[Stored entries]
+ + + +

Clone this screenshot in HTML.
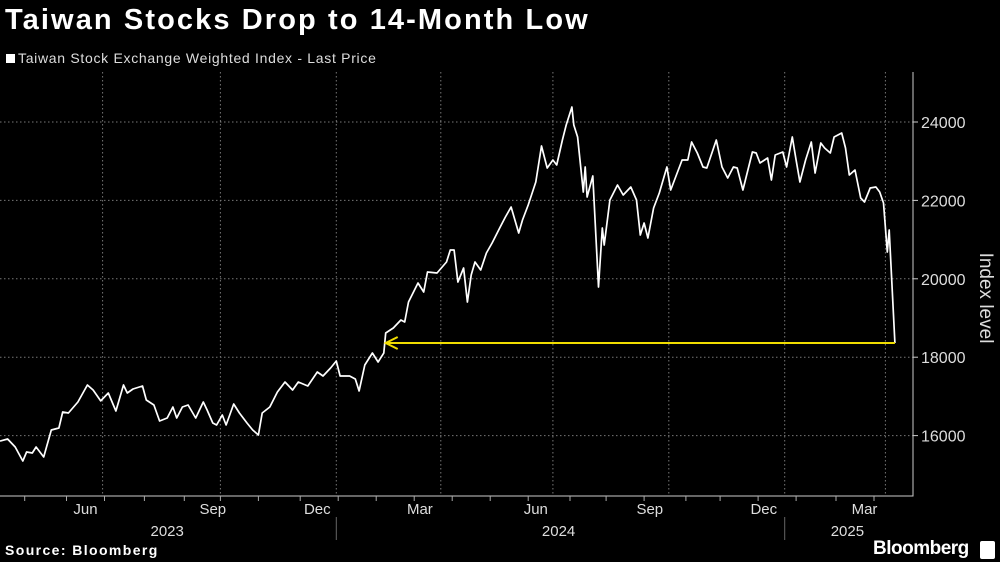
<!DOCTYPE html>
<html><head><meta charset="utf-8">
<style>
html,body{margin:0;padding:0;background:#000;}
body{width:1000px;height:562px;overflow:hidden;position:relative;font-family:"Liberation Sans",sans-serif;color:#fff;}
#title{position:absolute;left:5px;top:4px;font-size:29px;font-weight:bold;letter-spacing:2.1px;}
#legend{position:absolute;left:6px;top:50px;font-size:14px;color:#ddd;letter-spacing:0.7px;}
#legend span.sw{display:inline-block;width:9px;height:9px;background:#fff;margin-right:3px;vertical-align:0px;}
#source{position:absolute;left:5px;top:542px;font-size:14px;font-weight:bold;letter-spacing:1.4px;}
#logo{position:absolute;left:873px;top:538px;font-size:19px;font-weight:bold;letter-spacing:-0.5px;}
#logo-icon{position:absolute;left:980px;top:541px;width:15px;height:18px;background:#fff;border-radius:2px;}
svg{position:absolute;left:0;top:0;}
</style></head>
<body>
<div id="title">Taiwan Stocks Drop to 14-Month Low</div>
<div id="legend"><span class="sw"></span>Taiwan Stock Exchange Weighted Index - Last Price</div>
<div id="source">Source: Bloomberg</div>
<div id="logo">Bloomberg</div>
<div id="logo-icon"></div>
<svg id="chart" width="1000" height="562"></svg>
<script>
const days=[0,4,8,12,14,17,19,23,27,31,33,36,41,46,49,53,57,61,65,67,70,75,77,81,84,88,91,93,96,99,103,107,109,112,114,117,119,123,126,130,133,136,138,142,146,150,154,157,162,167,170,174,177,179,184,187,189,192,196,199,202,203,207,211,213,215,220,223,225,230,235,237,239,241,244,246,248,250,253,256,259,263,266,269,273,275,278,282,285,288,291,293,296,298,301,302,304,307,308,309,312,315,317,318,321,325,328,332,335,337,339,341,344,347,351,353,356,359,362,364,367,370,372,377,380,383,386,388,391,396,398,400,404,406,408,412,414,417,419,421,424,427,429,432,434,437,439,443,445,447,450,453,455,458,461,463,465,467,468,471];
const values=[15860,15913,15709,15352,15581,15556,15709,15454,16143,16194,16602,16577,16857,17291,17164,16884,17087,16628,17291,17087,17189,17265,16908,16781,16373,16449,16730,16449,16730,16781,16449,16857,16653,16322,16271,16526,16271,16806,16577,16322,16143,16015,16577,16730,17112,17367,17164,17367,17265,17622,17520,17724,17903,17520,17520,17444,17138,17801,18107,17877,18107,18617,18745,18949,18898,19408,19893,19663,20173,20148,20429,20735,20735,19918,20275,19408,20097,20429,20224,20658,20913,21296,21576,21832,21169,21500,21883,22469,23388,22826,23031,22903,23541,23924,24383,23924,23618,22214,22852,22087,22622,19791,21296,20862,22010,22393,22138,22342,22010,21117,21423,21041,21806,22189,22852,22265,22648,23031,23031,23490,23209,22852,22826,23541,22852,22571,22852,22826,22265,23235,23209,22954,23082,22520,23158,23235,22852,23617,23031,22469,23031,23490,22699,23464,23337,23209,23617,23719,23337,22648,22776,22061,21959,22316,22342,22214,21934,20684,21245,18362];
const yTicks=[16000,18000,20000,22000,24000];
const gridDays=[54,116,177,232,291,352,413,466];
const monthTickDays=[13,35,55,76,97,116,136,158,178,198,218,238,258,278,300,319,339,361,379,399,419,440,460];
const monthLabels=["Jun","Sep","Dec","Mar","Jun","Sep","Dec","Mar"];
const monthLabelDays=[45,112,167,221,282,342,402,455];
const yearLabels=["2023","2024","2025"];
const yearLabelDays=[88,294,446];
const yearSepDays=[177,413];
const arrowStartDay=203;

const NS="http://www.w3.org/2000/svg";
const svg=document.getElementById('chart');
const X0=0,XPX=1.9,AXX=913,TOP=72,BOT=496;
function xs(d){return X0+d*XPX;}
function ys(v){return 122+(24000-v)*0.0392;}
function mk(tag,attrs,parent){const e=document.createElementNS(NS,tag);for(const k in attrs)e.setAttribute(k,attrs[k]);(parent||svg).appendChild(e);return e;}

yTicks.forEach(v=>{
  const g=mk('line',{x1:0,x2:AXX,y1:ys(v),y2:ys(v),stroke:'#777','stroke-width':1,'stroke-dasharray':'1.5,2.5'});
  
  
  const t=mk('line',{x1:AXX,x2:AXX+5,y1:ys(v),y2:ys(v),stroke:'#ccc','stroke-width':1});
  
  
  const l=mk('text',{x:AXX+8,y:ys(v)+6,fill:'#ddd','font-size':16,'font-family':'Liberation Sans, sans-serif'});
  l.textContent=v;
  
  
});
gridDays.forEach(d=>{
  const g=mk('line',{x1:xs(d),x2:xs(d),y1:TOP,y2:BOT,stroke:'#777','stroke-width':1,'stroke-dasharray':'1.5,2.5'});
  
  
});
const ax=mk('polyline',{points:`${AXX},${TOP} ${AXX},${BOT} 0,${BOT}`,fill:'none',stroke:'#ccc','stroke-width':1});


monthTickDays.forEach(d=>{
  const t=mk('line',{x1:xs(d),x2:xs(d),y1:BOT,y2:BOT+5,stroke:'#aaa','stroke-width':1});
  
  
});
monthLabels.forEach((m,i)=>{
  const t=mk('text',{x:xs(monthLabelDays[i]),y:514,fill:'#ddd','font-size':15,'text-anchor':'middle','font-family':'Liberation Sans, sans-serif'});
  t.textContent=m;
  
  
});
yearLabels.forEach((yv,i)=>{
  const t=mk('text',{x:xs(yearLabelDays[i]),y:536,fill:'#ddd','font-size':15,'text-anchor':'middle','font-family':'Liberation Sans, sans-serif'});
  t.textContent=yv;
  
  
});
yearSepDays.forEach(d=>{
  const s=mk('line',{x1:xs(d),x2:xs(d),y1:517,y2:540,stroke:'#666','stroke-width':1});
  
  
});
const yt=mk('text',{x:0,y:0,fill:'#ddd','font-size':19,'text-anchor':'middle','font-family':'Liberation Sans, sans-serif',transform:'translate(980,298) rotate(90)'});
yt.textContent='Index level';



const pts=days.map((d,i)=>xs(d).toFixed(1)+','+ys(values[i]).toFixed(1)).join(' ');
const line=mk('polyline',{points:pts,fill:'none',stroke:'#fff','stroke-width':1.7,'stroke-linejoin':'round'});



const lastV=values[values.length-1],lastD=days[days.length-1];
const ay=ys(lastV);
const arr=mk('line',{x1:xs(arrowStartDay),x2:xs(lastD),y1:ay,y2:ay,stroke:'#f0dc00','stroke-width':2});


const head=mk('polyline',{points:`${xs(arrowStartDay)+12},${ay-6} ${xs(arrowStartDay)},${ay} ${xs(arrowStartDay)+12},${ay+6}`,fill:'none',stroke:'#f0dc00','stroke-width':2});


</script>
</body></html>
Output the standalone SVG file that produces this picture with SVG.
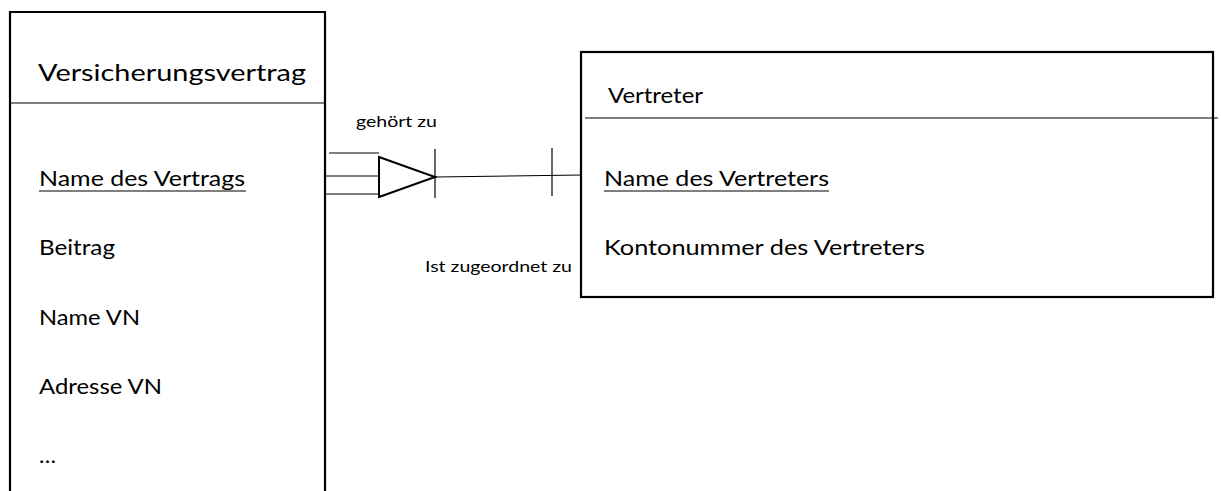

+ + + +

- [Task description]: Make an exact reproduction of the listing above, without any pictures.

- [Expected output]:
Clone this screenshot in HTML.
<!DOCTYPE html>
<html><head><meta charset="utf-8">
<style>
html,body{margin:0;padding:0;background:#000;}
body{width:1000px;height:562px;overflow:hidden;position:relative;font-family:"Liberation Sans",sans-serif;color:#fff;}
#title{position:absolute;left:5px;top:4px;font-size:29px;font-weight:bold;letter-spacing:2.1px;}
#legend{position:absolute;left:6px;top:50px;font-size:14px;color:#ddd;letter-spacing:0.7px;}
#legend span.sw{display:inline-block;width:9px;height:9px;background:#fff;margin-right:3px;vertical-align:0px;}
#source{position:absolute;left:5px;top:542px;font-size:14px;font-weight:bold;letter-spacing:1.4px;}
#logo{position:absolute;left:873px;top:538px;font-size:19px;font-weight:bold;letter-spacing:-0.5px;}
#logo-icon{position:absolute;left:980px;top:541px;width:15px;height:18px;background:#fff;border-radius:2px;}
svg{position:absolute;left:0;top:0;}
</style></head>
<body>
<div id="title">Taiwan Stocks Drop to 14-Month Low</div>
<div id="legend"><span class="sw"></span>Taiwan Stock Exchange Weighted Index - Last Price</div>
<div id="source">Source: Bloomberg</div>
<div id="logo">Bloomberg</div>
<div id="logo-icon"></div>
<svg id="chart" width="1000" height="562"></svg>
<script>
const days=[0,4,8,12,14,17,19,23,27,31,33,36,41,46,49,53,57,61,65,67,70,75,77,81,84,88,91,93,96,99,103,107,109,112,114,117,119,123,126,130,133,136,138,142,146,150,154,157,162,167,170,174,177,179,184,187,189,192,196,199,202,203,207,211,213,215,220,223,225,230,235,237,239,241,244,246,248,250,253,256,259,263,266,269,273,275,278,282,285,288,291,293,296,298,301,302,304,307,308,309,312,315,317,318,321,325,328,332,335,337,339,341,344,347,351,353,356,359,362,364,367,370,372,377,380,383,386,388,391,396,398,400,404,406,408,412,414,417,419,421,424,427,429,432,434,437,439,443,445,447,450,453,455,458,461,463,465,467,468,471];
const values=[15860,15913,15709,15352,15581,15556,15709,15454,16143,16194,16602,16577,16857,17291,17164,16884,17087,16628,17291,17087,17189,17265,16908,16781,16373,16449,16730,16449,16730,16781,16449,16857,16653,16322,16271,16526,16271,16806,16577,16322,16143,16015,16577,16730,17112,17367,17164,17367,17265,17622,17520,17724,17903,17520,17520,17444,17138,17801,18107,17877,18107,18617,18745,18949,18898,19408,19893,19663,20173,20148,20429,20735,20735,19918,20275,19408,20097,20429,20224,20658,20913,21296,21576,21832,21169,21500,21883,22469,23388,22826,23031,22903,23541,23924,24383,23924,23618,22214,22852,22087,22622,19791,21296,20862,22010,22393,22138,22342,22010,21117,21423,21041,21806,22189,22852,22265,22648,23031,23031,23490,23209,22852,22826,23541,22852,22571,22852,22826,22265,23235,23209,22954,23082,22520,23158,23235,22852,23617,23031,22469,23031,23490,22699,23464,23337,23209,23617,23719,23337,22648,22776,22061,21959,22316,22342,22214,21934,20684,21245,18362];
const yTicks=[16000,18000,20000,22000,24000];
const gridDays=[54,116,177,232,291,352,413,466];
const monthTickDays=[13,35,55,76,97,116,136,158,178,198,218,238,258,278,300,319,339,361,379,399,419,440,460];
const monthLabels=["Jun","Sep","Dec","Mar","Jun","Sep","Dec","Mar"];
const monthLabelDays=[45,112,167,221,282,342,402,455];
const yearLabels=["2023","2024","2025"];
const yearLabelDays=[88,294,446];
const yearSepDays=[177,413];
const arrowStartDay=203;

const NS="http://www.w3.org/2000/svg";
const svg=document.getElementById('chart');
const X0=0,XPX=1.9,AXX=913,TOP=72,BOT=496;
function xs(d){return X0+d*XPX;}
function ys(v){return 122+(24000-v)*0.0392;}
function mk(tag,attrs,parent){const e=document.createElementNS(NS,tag);for(const k in attrs)e.setAttribute(k,attrs[k]);(parent||svg).appendChild(e);return e;}

yTicks.forEach(v=>{
  const g=mk('line',{x1:0,x2:AXX,y1:ys(v),y2:ys(v),stroke:'#777','stroke-width':1,'stroke-dasharray':'1.5,2.5'});
  
  
  const t=mk('line',{x1:AXX,x2:AXX+5,y1:ys(v),y2:ys(v),stroke:'#ccc','stroke-width':1});
  
  
  const l=mk('text',{x:AXX+8,y:ys(v)+6,fill:'#ddd','font-size':16,'font-family':'Liberation Sans, sans-serif'});
  l.textContent=v;
  
  
});
gridDays.forEach(d=>{
  const g=mk('line',{x1:xs(d),x2:xs(d),y1:TOP,y2:BOT,stroke:'#777','stroke-width':1,'stroke-dasharray':'1.5,2.5'});
  
  
});
const ax=mk('polyline',{points:`${AXX},${TOP} ${AXX},${BOT} 0,${BOT}`,fill:'none',stroke:'#ccc','stroke-width':1});


monthTickDays.forEach(d=>{
  const t=mk('line',{x1:xs(d),x2:xs(d),y1:BOT,y2:BOT+5,stroke:'#aaa','stroke-width':1});
  
  
});
monthLabels.forEach((m,i)=>{
  const t=mk('text',{x:xs(monthLabelDays[i]),y:514,fill:'#ddd','font-size':15,'text-anchor':'middle','font-family':'Liberation Sans, sans-serif'});
  t.textContent=m;
  
  
});
yearLabels.forEach((yv,i)=>{
  const t=mk('text',{x:xs(yearLabelDays[i]),y:536,fill:'#ddd','font-size':15,'text-anchor':'middle','font-family':'Liberation Sans, sans-serif'});
  t.textContent=yv;
  
  
});
yearSepDays.forEach(d=>{
  const s=mk('line',{x1:xs(d),x2:xs(d),y1:517,y2:540,stroke:'#666','stroke-width':1});
  
  
});
const yt=mk('text',{x:0,y:0,fill:'#ddd','font-size':19,'text-anchor':'middle','font-family':'Liberation Sans, sans-serif',transform:'translate(980,298) rotate(90)'});
yt.textContent='Index level';



const pts=days.map((d,i)=>xs(d).toFixed(1)+','+ys(values[i]).toFixed(1)).join(' ');
const line=mk('polyline',{points:pts,fill:'none',stroke:'#fff','stroke-width':1.7,'stroke-linejoin':'round'});



const lastV=values[values.length-1],lastD=days[days.length-1];
const ay=ys(lastV);
const arr=mk('line',{x1:xs(arrowStartDay),x2:xs(lastD),y1:ay,y2:ay,stroke:'#f0dc00','stroke-width':2});


const head=mk('polyline',{points:`${xs(arrowStartDay)+12},${ay-6} ${xs(arrowStartDay)},${ay} ${xs(arrowStartDay)+12},${ay+6}`,fill:'none',stroke:'#f0dc00','stroke-width':2});


</script>
</body></html>
Output the standalone SVG file that produces this picture with SVG.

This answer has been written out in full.